Finite Groups and My Goddamned Tortured Soul)
In college, I took a class called “Ringing the Changes: An Introduction to Finite Groups.” I want to assure you that I didn’t typically take math theory classes. I was an English major. Which meant I mostly steered clear of the building called Robinson Hall except to take my required Calculus I and II, which I got out of the way the fall and winter terms of my freshman year at 8 am on Mondays, Wednesdays, and Fridays. Incidentally, I didn’t need to take Calculus at 8 am, but I chose this time slot. I CHOSE IT. For a complicated set of psychological reasons that can generally be referred to as “masochism,” and a sense that it isn’t real work (or fun) unless it hurts.
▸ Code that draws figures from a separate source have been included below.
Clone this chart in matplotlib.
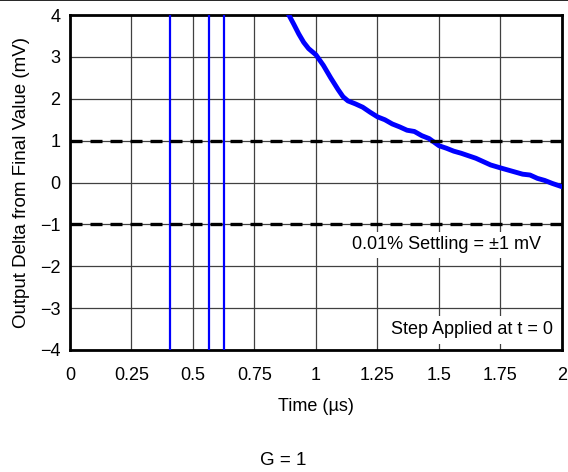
import numpy as np
import matplotlib
matplotlib.use("Agg")
import matplotlib.pyplot as plt
from matplotlib.lines import Line2D

plt.rcParams['font.family'] = ['Liberation Sans', 'DejaVu Sans']

# off-scale edges of the step (trace crosses whole window)
edge_t = [0.407, 0.565, 0.626]

# settling tail (us, mV)
tail_t = [0.89, 0.91, 0.93, 0.95, 0.97, 1.00, 1.03, 1.06, 1.09, 1.11, 1.13,
          1.16, 1.19, 1.22, 1.25, 1.28, 1.31, 1.34, 1.37, 1.40, 1.43, 1.46,
          1.50, 1.53, 1.56, 1.59, 1.62, 1.65, 1.68, 1.71, 1.75, 1.78, 1.81,
          1.84, 1.87, 1.90, 1.93, 1.96, 2.00]
tail_v = [4.00, 3.78, 3.55, 3.35, 3.20, 3.05, 2.80, 2.50, 2.22, 2.05, 1.95,
          1.88, 1.80, 1.68, 1.57, 1.50, 1.40, 1.33, 1.25, 1.22, 1.12, 1.05,
          0.88, 0.82, 0.75, 0.70, 0.64, 0.58, 0.50, 0.42, 0.35, 0.30, 0.25,
          0.20, 0.18, 0.10, 0.05, -0.02, -0.10]

band = [1, -1]
xticks = [0, 0.25, 0.5, 0.75, 1, 1.25, 1.5, 1.75, 2]
xticklabels = ['0', '0.25', '0.5', '0.75', '1', '1.25', '1.5', '1.75', '2']
yticks = [-4, -3, -2, -1, 0, 1, 2, 3, 4]

fig = plt.figure(figsize=(5.68, 4.72), dpi=100)
ax = fig.add_axes([0.1232, 0.2585, 0.8662, 0.7095])

ax.set_xlim(0, 2)
ax.set_ylim(-4, 4)
ax.set_xticks(xticks)
ax.set_xticklabels(xticklabels)
ax.set_yticks(yticks)
ax.tick_params(length=0, labelsize=13, colors='black')
ax.tick_params(axis='x', pad=12)
ax.tick_params(axis='y', pad=7)
ax.grid(True, color='#404040', lw=0.9)
ax.set_axisbelow(True)
for s in ax.spines.values():
    s.set_linewidth(2.0)

for t in edge_t:
    ax.axvline(t, color='#0000ff', lw=1.6, zorder=3)
ax.plot(tail_t, tail_v, color='#0000ff', lw=3.5, zorder=3)

for b in band:
    ax.axhline(b, color='black', lw=2.4, ls=(0, (3.6, 2.4)), zorder=4)

ax.text(1.915, -1.49, '0.01% Settling = \u00b11 mV', ha='right', va='center',
        fontsize=13, zorder=5,
        bbox=dict(facecolor='white', edgecolor='none', pad=3))
ax.text(1.965, -3.52, 'Step Applied at t = 0', ha='right', va='center',
        fontsize=13, zorder=5,
        bbox=dict(facecolor='white', edgecolor='none', pad=4))

ax.set_xlabel('Time (\u00b5s)', fontsize=13, labelpad=10)
ax.set_ylabel('Output Delta from Final Value (mV)', fontsize=13.5, labelpad=7)

fig.text(0.4982, 0.025, 'G = 1', ha='center', va='center', fontsize=13.5)
fig.add_artist(Line2D([0, 1], [0.999, 0.999], transform=fig.transFigure,
                      color='black', lw=1.2))

fig.savefig('out.png', dpi=100)
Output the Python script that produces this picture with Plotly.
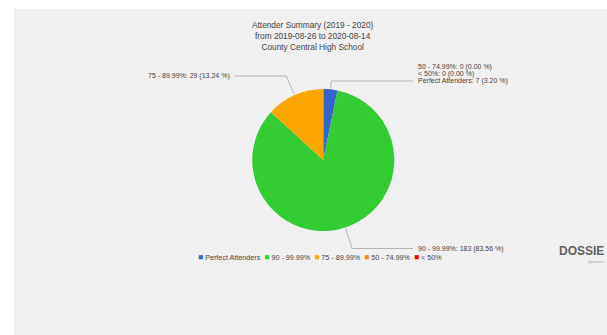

As we all know, college is not just where you learn about a variety of subjects and book things, it is also where you learn about yourself.
The other thing I learned about myself that year: I like bitter black coffee.
By the end of my freshman year, I thought my relationship with math was pretty much over. So I was surprised to find myself enrolled in this course about Finite Groups during the winter semester of my junior year. The reason I took it was because I had been invited to be a part of a group of students that were referred to as “University Scholars.” I’m hesitant to even tell you about this. I mean, I don’t want to come across as a fucking elitist. But look, the truth is, back then, I considered myself a Scholar with a capital S. Hit me up if you wanted to discuss literary theory or existential philosophy or the state of my smart professor beard and long hair.
And then afterwards maybe go back to my dorm room and smoke cigarettes and make out on my futon.